- _DATASET RECORDS_:
━━━━━━━━━━━━━━━━

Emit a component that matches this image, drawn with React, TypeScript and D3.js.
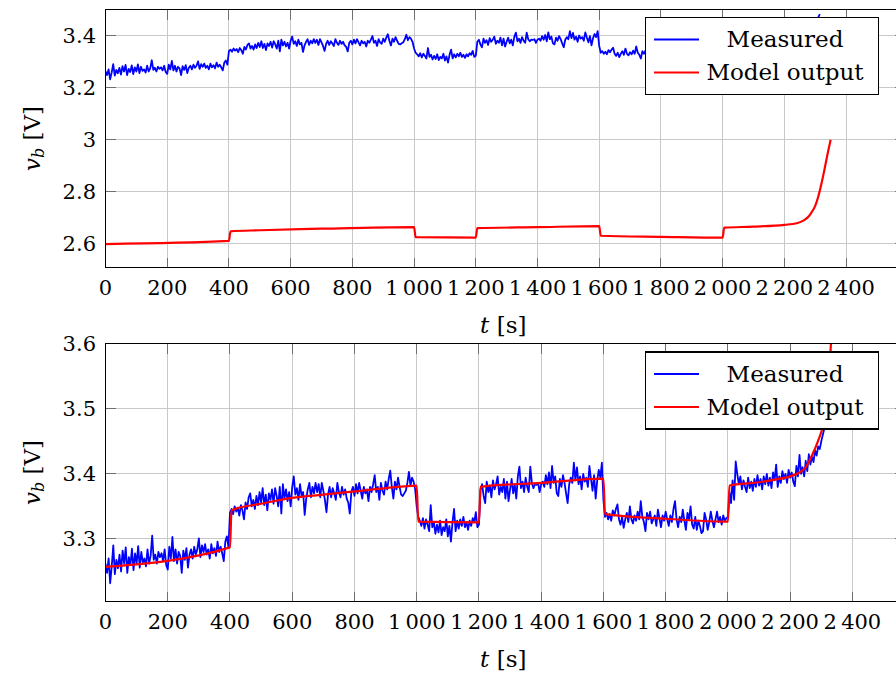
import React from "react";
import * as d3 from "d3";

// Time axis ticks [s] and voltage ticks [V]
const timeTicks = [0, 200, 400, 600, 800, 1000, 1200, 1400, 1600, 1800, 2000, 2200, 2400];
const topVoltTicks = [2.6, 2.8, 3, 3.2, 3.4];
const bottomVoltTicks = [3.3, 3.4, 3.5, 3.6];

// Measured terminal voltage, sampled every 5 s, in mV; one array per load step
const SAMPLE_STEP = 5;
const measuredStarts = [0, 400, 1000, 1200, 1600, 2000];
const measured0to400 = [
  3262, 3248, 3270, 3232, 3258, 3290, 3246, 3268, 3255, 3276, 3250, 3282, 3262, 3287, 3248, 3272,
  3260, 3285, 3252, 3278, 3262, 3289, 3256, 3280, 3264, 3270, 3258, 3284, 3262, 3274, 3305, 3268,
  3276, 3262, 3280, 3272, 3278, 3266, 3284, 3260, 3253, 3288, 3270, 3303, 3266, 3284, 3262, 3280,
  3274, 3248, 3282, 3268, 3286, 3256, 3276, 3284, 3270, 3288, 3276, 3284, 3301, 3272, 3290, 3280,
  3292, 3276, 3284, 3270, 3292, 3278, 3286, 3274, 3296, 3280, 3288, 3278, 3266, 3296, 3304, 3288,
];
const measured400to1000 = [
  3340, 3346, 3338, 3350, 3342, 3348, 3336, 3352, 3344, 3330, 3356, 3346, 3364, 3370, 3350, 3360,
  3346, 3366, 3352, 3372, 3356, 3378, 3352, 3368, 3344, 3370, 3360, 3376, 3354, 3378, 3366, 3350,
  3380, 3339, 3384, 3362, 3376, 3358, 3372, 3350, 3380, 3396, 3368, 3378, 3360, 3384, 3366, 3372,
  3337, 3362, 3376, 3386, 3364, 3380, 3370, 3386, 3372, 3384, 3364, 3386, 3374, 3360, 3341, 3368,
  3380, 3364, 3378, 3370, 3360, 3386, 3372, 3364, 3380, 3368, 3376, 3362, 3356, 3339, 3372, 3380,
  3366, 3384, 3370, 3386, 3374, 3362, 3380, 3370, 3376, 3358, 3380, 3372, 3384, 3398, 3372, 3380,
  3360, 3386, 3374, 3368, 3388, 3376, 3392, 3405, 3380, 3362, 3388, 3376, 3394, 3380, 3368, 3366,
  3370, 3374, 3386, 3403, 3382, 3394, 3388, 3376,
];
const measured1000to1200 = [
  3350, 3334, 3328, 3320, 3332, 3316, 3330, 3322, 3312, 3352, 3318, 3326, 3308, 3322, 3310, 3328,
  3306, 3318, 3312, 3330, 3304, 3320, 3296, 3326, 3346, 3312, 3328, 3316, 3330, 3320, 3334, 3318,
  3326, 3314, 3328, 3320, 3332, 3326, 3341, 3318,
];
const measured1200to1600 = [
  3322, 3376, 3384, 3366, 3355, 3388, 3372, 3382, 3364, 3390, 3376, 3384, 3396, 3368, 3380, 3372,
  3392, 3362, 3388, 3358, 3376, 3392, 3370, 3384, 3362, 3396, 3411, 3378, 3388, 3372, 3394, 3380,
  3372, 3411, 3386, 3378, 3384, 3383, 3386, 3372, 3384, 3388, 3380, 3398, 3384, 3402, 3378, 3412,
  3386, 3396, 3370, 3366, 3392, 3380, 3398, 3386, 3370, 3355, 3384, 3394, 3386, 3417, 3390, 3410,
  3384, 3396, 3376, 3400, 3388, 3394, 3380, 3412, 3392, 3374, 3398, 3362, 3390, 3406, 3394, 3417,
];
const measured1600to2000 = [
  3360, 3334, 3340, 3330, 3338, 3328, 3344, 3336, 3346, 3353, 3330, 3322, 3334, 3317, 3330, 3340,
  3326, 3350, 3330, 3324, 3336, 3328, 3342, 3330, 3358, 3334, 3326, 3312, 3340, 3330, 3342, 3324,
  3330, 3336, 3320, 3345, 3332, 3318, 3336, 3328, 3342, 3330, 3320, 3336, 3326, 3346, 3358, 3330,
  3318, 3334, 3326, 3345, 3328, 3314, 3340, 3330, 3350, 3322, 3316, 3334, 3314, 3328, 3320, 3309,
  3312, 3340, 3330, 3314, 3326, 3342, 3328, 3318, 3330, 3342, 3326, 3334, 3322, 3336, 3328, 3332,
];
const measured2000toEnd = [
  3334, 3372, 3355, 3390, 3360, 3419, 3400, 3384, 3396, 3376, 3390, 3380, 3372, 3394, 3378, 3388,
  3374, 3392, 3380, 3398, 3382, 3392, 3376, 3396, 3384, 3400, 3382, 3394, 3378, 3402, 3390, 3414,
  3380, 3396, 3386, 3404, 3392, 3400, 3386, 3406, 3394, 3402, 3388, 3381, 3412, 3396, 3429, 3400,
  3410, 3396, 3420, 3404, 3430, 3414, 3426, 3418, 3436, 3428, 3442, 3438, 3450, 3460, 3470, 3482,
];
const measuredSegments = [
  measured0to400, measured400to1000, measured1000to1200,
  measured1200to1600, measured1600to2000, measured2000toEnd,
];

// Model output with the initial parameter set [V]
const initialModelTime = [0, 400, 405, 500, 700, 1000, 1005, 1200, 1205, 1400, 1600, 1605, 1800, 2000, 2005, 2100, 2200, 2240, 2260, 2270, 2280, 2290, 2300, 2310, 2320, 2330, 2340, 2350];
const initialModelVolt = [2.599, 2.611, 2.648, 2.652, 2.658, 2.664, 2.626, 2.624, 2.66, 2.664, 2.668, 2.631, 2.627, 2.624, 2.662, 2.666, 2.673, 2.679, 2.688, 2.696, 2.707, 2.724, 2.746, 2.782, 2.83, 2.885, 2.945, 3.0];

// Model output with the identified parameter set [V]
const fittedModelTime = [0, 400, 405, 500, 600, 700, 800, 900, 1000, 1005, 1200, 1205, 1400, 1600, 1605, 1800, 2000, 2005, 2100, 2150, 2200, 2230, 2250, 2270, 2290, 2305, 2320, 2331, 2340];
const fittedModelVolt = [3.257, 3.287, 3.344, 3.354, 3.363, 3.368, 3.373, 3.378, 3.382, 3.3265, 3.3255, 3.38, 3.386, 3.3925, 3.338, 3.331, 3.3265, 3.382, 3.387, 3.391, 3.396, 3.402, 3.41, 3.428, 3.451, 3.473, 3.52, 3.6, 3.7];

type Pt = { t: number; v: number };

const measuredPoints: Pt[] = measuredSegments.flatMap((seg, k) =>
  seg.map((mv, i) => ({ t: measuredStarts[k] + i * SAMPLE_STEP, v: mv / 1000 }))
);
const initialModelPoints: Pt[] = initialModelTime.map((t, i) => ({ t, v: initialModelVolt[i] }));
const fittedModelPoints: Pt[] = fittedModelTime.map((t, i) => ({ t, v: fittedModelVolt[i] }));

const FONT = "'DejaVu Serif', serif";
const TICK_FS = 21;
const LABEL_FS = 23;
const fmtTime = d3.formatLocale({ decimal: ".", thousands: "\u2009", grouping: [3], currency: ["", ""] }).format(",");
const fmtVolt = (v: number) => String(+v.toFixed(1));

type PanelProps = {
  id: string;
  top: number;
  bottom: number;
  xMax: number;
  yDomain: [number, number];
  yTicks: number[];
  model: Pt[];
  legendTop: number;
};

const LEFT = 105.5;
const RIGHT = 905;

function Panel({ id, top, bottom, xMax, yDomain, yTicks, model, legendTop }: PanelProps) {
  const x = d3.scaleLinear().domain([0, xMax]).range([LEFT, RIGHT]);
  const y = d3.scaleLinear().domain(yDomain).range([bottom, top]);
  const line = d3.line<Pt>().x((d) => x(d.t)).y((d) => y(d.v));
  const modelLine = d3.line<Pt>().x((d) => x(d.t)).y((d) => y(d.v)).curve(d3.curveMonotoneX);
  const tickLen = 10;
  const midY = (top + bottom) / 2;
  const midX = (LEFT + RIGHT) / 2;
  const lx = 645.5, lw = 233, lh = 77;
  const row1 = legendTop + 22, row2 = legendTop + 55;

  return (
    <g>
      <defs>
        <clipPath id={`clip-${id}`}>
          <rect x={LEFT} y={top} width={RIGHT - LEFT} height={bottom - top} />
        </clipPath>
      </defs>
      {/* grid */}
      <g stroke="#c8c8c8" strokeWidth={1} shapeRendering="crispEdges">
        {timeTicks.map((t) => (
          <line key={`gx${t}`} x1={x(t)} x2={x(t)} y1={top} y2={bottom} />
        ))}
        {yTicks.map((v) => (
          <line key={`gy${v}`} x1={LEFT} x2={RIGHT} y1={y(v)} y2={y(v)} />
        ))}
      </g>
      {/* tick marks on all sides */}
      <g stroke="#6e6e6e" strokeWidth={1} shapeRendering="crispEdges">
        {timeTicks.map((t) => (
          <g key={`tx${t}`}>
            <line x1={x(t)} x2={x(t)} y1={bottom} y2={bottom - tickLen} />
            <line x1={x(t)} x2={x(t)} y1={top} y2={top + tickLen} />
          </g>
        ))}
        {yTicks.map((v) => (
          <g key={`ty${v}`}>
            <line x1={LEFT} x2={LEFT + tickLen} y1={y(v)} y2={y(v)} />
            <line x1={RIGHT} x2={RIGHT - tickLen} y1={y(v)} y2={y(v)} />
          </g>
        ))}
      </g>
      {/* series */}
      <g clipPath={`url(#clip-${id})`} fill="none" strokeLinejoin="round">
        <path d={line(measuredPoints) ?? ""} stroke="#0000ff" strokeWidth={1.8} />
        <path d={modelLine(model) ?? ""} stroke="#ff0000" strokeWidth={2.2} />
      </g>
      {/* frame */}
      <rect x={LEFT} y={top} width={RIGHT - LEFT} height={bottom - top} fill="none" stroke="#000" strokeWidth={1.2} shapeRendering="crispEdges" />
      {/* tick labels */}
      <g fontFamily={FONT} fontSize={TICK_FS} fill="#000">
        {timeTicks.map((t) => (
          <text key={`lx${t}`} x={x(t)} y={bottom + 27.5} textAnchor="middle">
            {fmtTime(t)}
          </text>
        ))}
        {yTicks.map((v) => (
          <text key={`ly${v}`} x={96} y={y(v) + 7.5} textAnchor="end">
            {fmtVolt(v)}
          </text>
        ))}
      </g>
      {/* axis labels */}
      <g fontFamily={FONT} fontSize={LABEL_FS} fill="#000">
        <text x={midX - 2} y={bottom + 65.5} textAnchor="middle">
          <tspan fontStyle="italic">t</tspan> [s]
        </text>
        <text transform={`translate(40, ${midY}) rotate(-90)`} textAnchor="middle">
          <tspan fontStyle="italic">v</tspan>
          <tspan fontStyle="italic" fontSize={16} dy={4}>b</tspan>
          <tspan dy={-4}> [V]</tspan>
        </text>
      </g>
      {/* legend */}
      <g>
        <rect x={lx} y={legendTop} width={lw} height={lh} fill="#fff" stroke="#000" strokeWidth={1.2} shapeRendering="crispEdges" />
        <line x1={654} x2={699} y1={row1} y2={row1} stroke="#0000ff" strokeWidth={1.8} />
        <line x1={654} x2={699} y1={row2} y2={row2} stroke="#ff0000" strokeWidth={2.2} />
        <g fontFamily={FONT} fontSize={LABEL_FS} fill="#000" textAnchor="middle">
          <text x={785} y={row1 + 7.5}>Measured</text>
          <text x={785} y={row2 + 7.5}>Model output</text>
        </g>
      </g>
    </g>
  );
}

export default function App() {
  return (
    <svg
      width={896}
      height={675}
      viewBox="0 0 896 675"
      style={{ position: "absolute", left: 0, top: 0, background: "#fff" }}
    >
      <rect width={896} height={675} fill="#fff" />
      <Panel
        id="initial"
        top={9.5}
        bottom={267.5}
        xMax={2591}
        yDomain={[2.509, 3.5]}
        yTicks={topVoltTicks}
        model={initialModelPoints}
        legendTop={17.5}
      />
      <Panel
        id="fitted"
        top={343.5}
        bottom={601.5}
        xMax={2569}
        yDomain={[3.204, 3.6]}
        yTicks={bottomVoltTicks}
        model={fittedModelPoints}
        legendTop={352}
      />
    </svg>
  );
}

━━━━━━━━━━━━━━━━

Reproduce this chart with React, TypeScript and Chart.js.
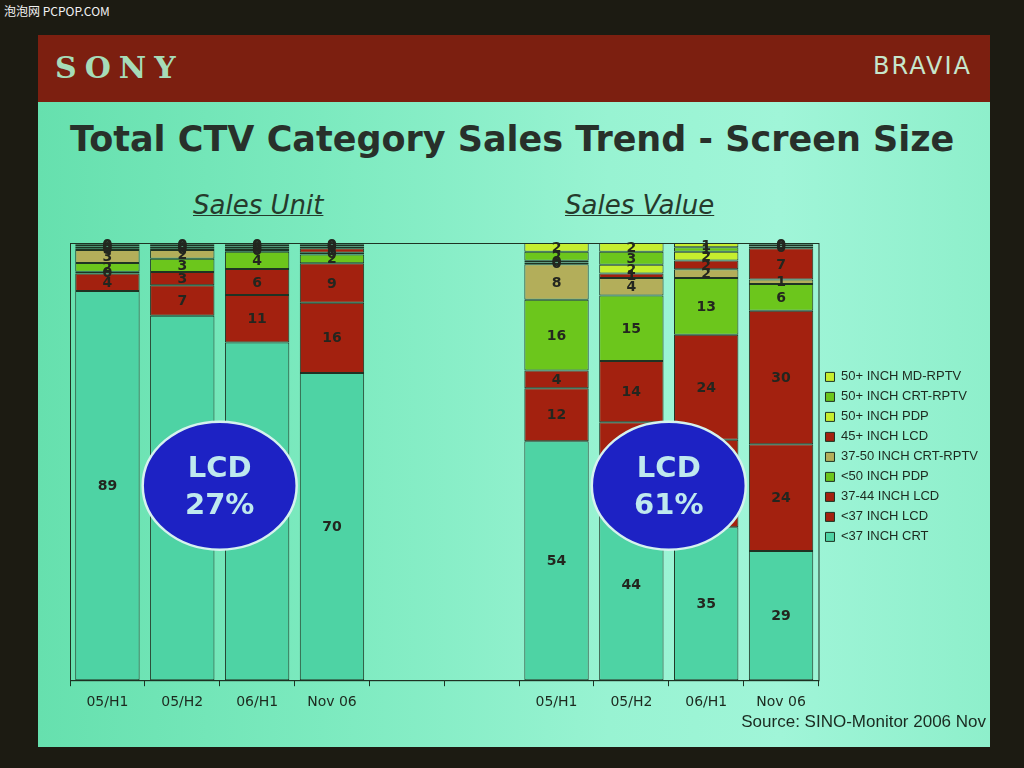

━━━━━━━━━━━━━━━━

Copy out, exactly, every line from the one that contains "Emit a component" through the one that contains "const bottomVoltTicks = [3.3, 3.4, 3.5, 3.6];". Pictures stay out of the copy.

Emit a component that matches this image, drawn with React, TypeScript and D3.js.
import React from "react";
import * as d3 from "d3";

// Time axis ticks [s] and voltage ticks [V]
const timeTicks = [0, 200, 400, 600, 800, 1000, 1200, 1400, 1600, 1800, 2000, 2200, 2400];
const topVoltTicks = [2.6, 2.8, 3, 3.2, 3.4];
const bottomVoltTicks = [3.3, 3.4, 3.5, 3.6];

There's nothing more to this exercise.